Toby_Ord @ 2026-02-11T22:20 (+8)

Interesting ideas! A few quick responses:

  1. The data for the early 'linear' regime for these models actually appears to be even better than you suggest here. They have a roughly straight line (on a log-log plot), but at a slope that is better than 1. Eyeballing it, I think some are slope 5 or higher (i.e. increasing returns, with time horizon growing as the 5th power of compute). See my 3rd chart here. If anything, this would strengthen your case for talking about that regime separately from the poorly scaling high compute regime later on.
  2. I'd also suspected that when you apply extra RL to a model (e.g. o3 compared to o1) that it would have a curve that dominated the earlier model. But that doesn't seem to be the case. See the curves in the final chart here, where o1-preview is dominated, but the other OpenAI models curves all cross each other (being cheaper for the same horizon at some horizons and more expensive at others).
  3. Even when they do dominate each other neatly like in your fake data, I noticed that the 'sweet spots' and the 'saturation points' can still be getting more expensive, both in terms of $ and in terms of $/hr.
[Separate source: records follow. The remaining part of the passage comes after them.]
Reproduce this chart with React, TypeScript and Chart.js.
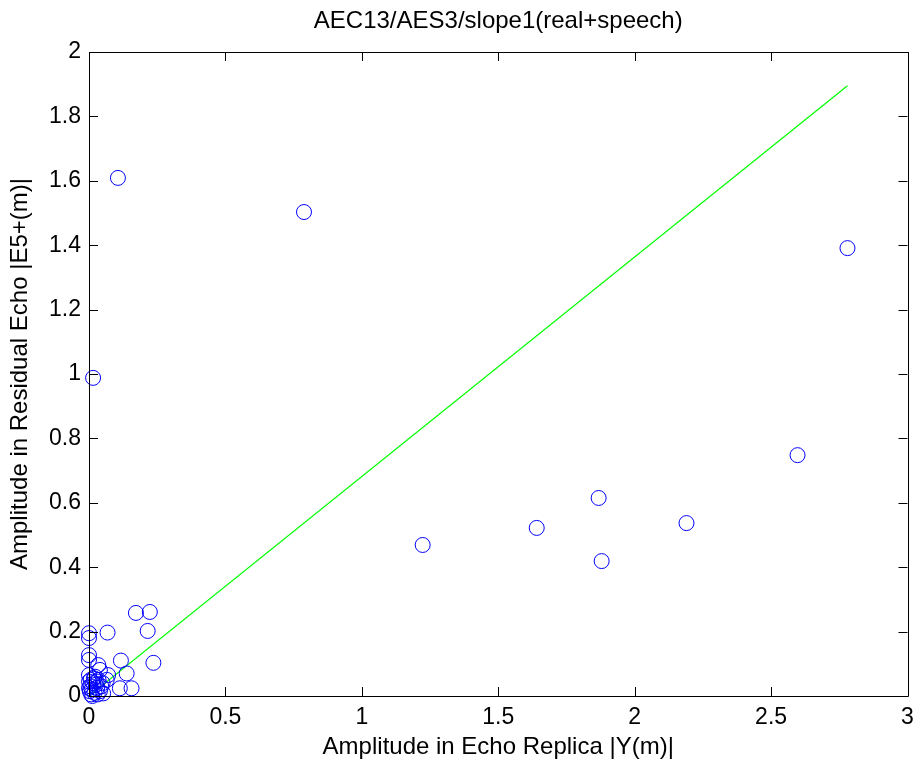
import React, { useEffect, useRef } from "react";
import { Chart, registerables } from "chart.js";

Chart.register(...registerables);

const titleText = "AEC13/AES3/slope1(real+speech)";
const xLabel = "Amplitude in Echo Replica |Y(m)|";
const yLabel = "Amplitude in Residual Echo |E5+(m)|";

const xTicks = [0, 0.5, 1, 1.5, 2, 2.5, 3];
const yTicks = [0, 0.2, 0.4, 0.6, 0.8, 1, 1.2, 1.4, 1.6, 1.8, 2];

const replicaX = [
  0.106, 0.788, 2.78, 0.015, 2.597, 1.868, 1.641, 2.19, 1.223, 1.879,
  0.223, 0.172, 0.215, 0.068, 0.0, 0.0, 0.0, 0.0, 0.117, 0.236,
  0.034, 0.04, 0.138, 0.07, 0.0, 0.065, 0.156, 0.113, 0.052,
  0.0, 0.005, 0.01, 0.015, 0.02, 0.025, 0.03, 0.008, 0.003, 0.035,
  0.045, 0.018, 0.04, 0.012, 0.028, 0.0, 0.022, 0.05, 0.006, 0.032,
];
const residualY = [
  1.609, 1.503, 1.391, 0.988, 0.748, 0.615, 0.522, 0.537, 0.469, 0.419,
  0.261, 0.258, 0.202, 0.197, 0.195, 0.18, 0.127, 0.112, 0.11, 0.103,
  0.096, 0.081, 0.07, 0.065, 0.065, 0.05, 0.024, 0.024, 0.008,
  0.045, 0.03, 0.02, 0.04, 0.01, 0.035, 0.025, 0.005, 0.015, 0.05,
  0.03, 0.055, 0.015, 0.0, 0.045, 0.025, 0.06, 0.04, 0.05, 0.005,
];

const fitX = [0, 2.78];
const fitY = [0, 1.895];

const fmt = (v: number) => String(+Number(v).toFixed(2));
const FONT = "Arial, 'Liberation Sans', sans-serif";

const framePlugin = {
  id: "matlabFrame",
  afterDatasetsDraw(chart: any) {
    const { ctx, chartArea, scales } = chart;
    const { left, right, top, bottom } = chartArea;
    const tl = 9;
    ctx.save();
    ctx.strokeStyle = "#000";
    ctx.lineWidth = 1;
    ctx.beginPath();
    ctx.rect(Math.round(left) + 0.5, Math.round(top) + 0.5, Math.round(right - left), Math.round(bottom - top));
    for (const t of xTicks) {
      const px = Math.round(scales.x.getPixelForValue(t)) + 0.5;
      ctx.moveTo(px, bottom);
      ctx.lineTo(px, bottom - tl);
      ctx.moveTo(px, top);
      ctx.lineTo(px, top + tl);
    }
    for (const t of yTicks) {
      const py = Math.round(scales.y.getPixelForValue(t)) + 0.5;
      ctx.moveTo(left, py);
      ctx.lineTo(left + tl, py);
      ctx.moveTo(right, py);
      ctx.lineTo(right - tl, py);
    }
    ctx.stroke();
    ctx.fillStyle = "#000";
    ctx.font = `24px ${FONT}`;
    ctx.textAlign = "center";
    ctx.textBaseline = "middle";
    ctx.fillText(titleText, (left + right) / 2, 21);
    ctx.restore();
  },
};

export default function App() {
  const ref = useRef<HTMLCanvasElement | null>(null);

  useEffect(() => {
    document.body.style.margin = "0";
    const canvas = ref.current;
    if (!canvas) return;
    const pts = replicaX.map((x, i) => ({ x, y: residualY[i] }));
    const line = fitX.map((x, i) => ({ x, y: fitY[i] }));
    const font = { family: FONT };
    const chart = new Chart(canvas, {
      type: "scatter",
      data: {
        datasets: [
          {
            label: "data",
            data: pts,
            pointStyle: "circle",
            pointRadius: 7.5,
            pointBorderWidth: 1,
            borderColor: "#0000ff",
            backgroundColor: "rgba(0,0,0,0)",
            showLine: false,
            clip: false as any,
          },
          {
            label: "fit",
            type: "line" as any,
            data: line,
            borderColor: "#00ff00",
            borderWidth: 1.2,
            pointRadius: 0,
            fill: false,
          },
        ],
      },
      options: {
        responsive: false,
        animation: false,
        events: [],
        layout: { padding: { left: 0, right: 8, top: 52, bottom: 0 } },
        plugins: {
          legend: { display: false },
          tooltip: { enabled: false },
          title: { display: false },
        },
        scales: {
          x: {
            type: "linear",
            min: 0,
            max: 3,
            afterBuildTicks: (s: any) => {
              s.ticks = xTicks.map((v) => ({ value: v }));
            },
            afterFit: (s: any) => {
              s.height = 69;
              s.paddingLeft = 0;
              s.paddingRight = 0;
            },
            grid: { display: false, drawTicks: false },
            border: { display: false },
            ticks: {
              color: "#000",
              font: { ...font, size: 23 },
              padding: 8,
              maxRotation: 0,
              callback: (v: any) => fmt(v),
            },
            title: {
              display: true,
              text: xLabel,
              color: "#000",
              font: { ...font, size: 24 },
              padding: { top: 0, bottom: 3 },
            },
          },
          y: {
            type: "linear",
            min: 0,
            max: 2,
            afterBuildTicks: (s: any) => {
              s.ticks = yTicks.map((v) => ({ value: v }));
            },
            afterFit: (s: any) => {
              s.width = 89;
              s.paddingTop = 0;
              s.paddingBottom = 0;
            },
            grid: { display: false, drawTicks: false },
            border: { display: false },
            ticks: {
              color: "#000",
              font: { ...font, size: 23 },
              padding: 8,
              callback: (v: any) => fmt(v),
            },
            title: {
              display: true,
              text: yLabel,
              color: "#000",
              font: { ...font, size: 24 },
              padding: { top: 6, bottom: 0 },
            },
          },
        },
      } as any,
      plugins: [framePlugin],
    });
    return () => chart.destroy();
  }, []);

  return (
    <div style={{ position: "absolute", left: 0, top: 0, width: 916, height: 765, background: "#fff" }}>
      <canvas ref={ref} width={916} height={765} style={{ width: 916, height: 765 }} />
    </div>
  );
}
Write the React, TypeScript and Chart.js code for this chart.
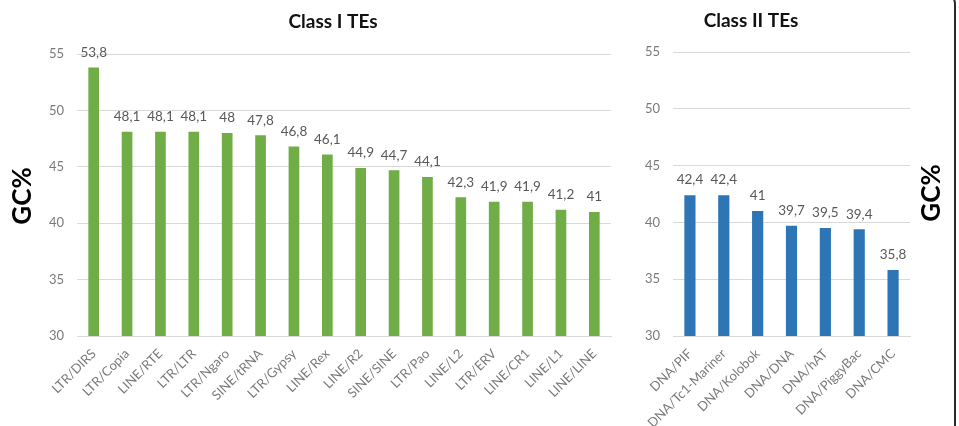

I'm not sure what to make of that though!
  4. I think you're on to something with the idea that there is a problematic kind of inference scaling and a fine kind, though I'm not sure if you've quite put your finger on how to distinguish them. I suppose we can definitely talk about the super-linear scaling regime and the sub-linear regime (which meet at what I call the sweet spot), but I'm not sure these are the two types you refer to in qualitative terms near the top.
Ryan Greenblatt @ 2026-02-11T23:28 (+4)

Note that these METR cost vs time horizon are not at all pareto frontiers. These just correspond to what you get if you cut off the agent early, so they are probably very underelicited for "optimal performance for some cost" (e.g. note that if an agent doesn't complete some part of the task until it is nearly out of budget it would do much worse on this metric at low cost, see e.g. gpt-5 for which this is true). My guess is that with better elicitation you get closer to the regime I expect.

At some point, METR might run results where they try to elicit performance at lower budgets such that we can actually get a pareto frontier.

I agree my abstraction might not be the right ones and maybe there is a cleaner way to think about this.